Most agents face a decision at year end regarding employee bonuses. While notoriously generous when times are good many of us are also fickle, either giving everyone the same bonus or basing bonuses on how we feel about the employee at the moment (hero or bum).
While generosity is a virtue, the same is not true of granting bonuses when the agency will need the funds for capital improvements or for additional personnel in the near future.
The Christmas Bonus, the Year-End Bonus, Birthday Bonuses, the Guilt-Driven Bonus (when we don’t pay our people enough during the year from a competitive standpoint) and all the other discretionary bonuses are tools of yesteryear. While Baby Boomers grew up with these expressions of paternal largesse and even Gen X (1965 to 1982) appreciated and expected these expressions, Gen Y (the Millennials 1980-2000) and, certainly, Gen Z are more directly influence by achieving compensation levels that are sufficient to support their families than by scrimping through the year to recover through a year-end bonus.
They see year-end bonuses like many agents view contingency payments, appreciated expressions of money that they should have earned by virtue of their work effort during the year. Many underwriting agents who are proud of their loss ratio performance have consistently asked their Companies to consider increasing standard commissions and eliminating the once-per-year contingency payments as over-complicated and hard-to-predict but, basically, payments for loss experience under the Company’s average – true “profit” sharing by the companies. Similarly, many employees who know they could get more money if they move to another employer wait for year end when (they hope) they receive sufficient bonus money to bring them to parity with their competitors in other agencies in the area.
Over the last 25 years we have espoused the ICP (Incentive Compensation Program) that puts the control of their compensation in the hands of the employees, themselves, based on pure enhanced productivity as the determining factor of their salaries.

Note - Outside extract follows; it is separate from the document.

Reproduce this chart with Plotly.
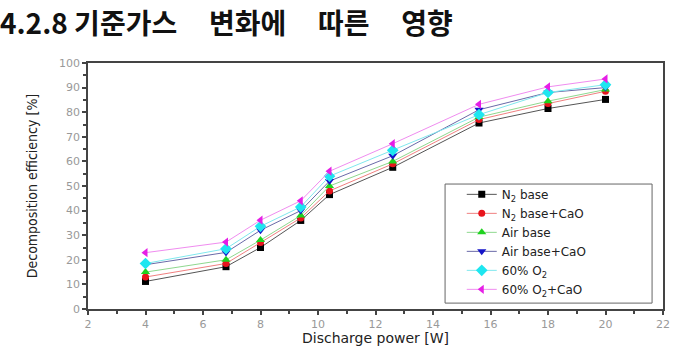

This separates the High Performers from the mediocre because as the High Performers continue to motivate greater productivity (usually in terms of retaining more clients and servicing a larger commission book of business), they achieve much higher compensation than their less productive compatriots. If the agency must lose employees, let them be the low impact, low productivity staff members who you would rather do their minimal jobs for your competitors than for you. If you hire only the high performers and expect them (and pay them) according to their productivity gains each year, you will need less people, you will pay them more and you will simultaneously earn greater profits for your efforts.
Embedded in the ICP (Incentive Compensation Program) is the termination of all bonuses in traditional terms. You don’t need to give employees either different or similar annual bonuses if you pay them what their productivity earns during the year. And, if you happen to have more money than you expected at year end, giving true gifts is a better expression than cash anyway.
Too many of our employees need the cash to pay bills. Eliminate that problem by paying them right through the year and you can now express your gratitude for their loyalty through more individualized expressions of your loyalty as well. Giving them a few “extra” days of vacation and a couple of cruise tickets may cost you the same as a nice bonus of a few weeks to a month’s pay and they will actually use the bonus for its intended purpose, to decompress and get to know their spouses again. Replace the cruise tickets with airline tickets to someplace warm in the winter and you will gain a lot more gratitude from the employee that a check or cash will elicit in the long term. And these expressions are more personal than money.
Consider replacing your standard bonus with something more personal and tangible this year.
And, don’t forget, if you don’t have the money in the coffers at year end, you can still give gift cards to local stores, restaurants and theaters and sponsor several ‘nights out’ for your employees and their spouses by paying for child care, as well. Talk about appreciation….
We wish each and every agent and agency staff member out there a great holiday season, whatever your religious persuasion. Let’s not make it merry or sad based on the size of a bonus check.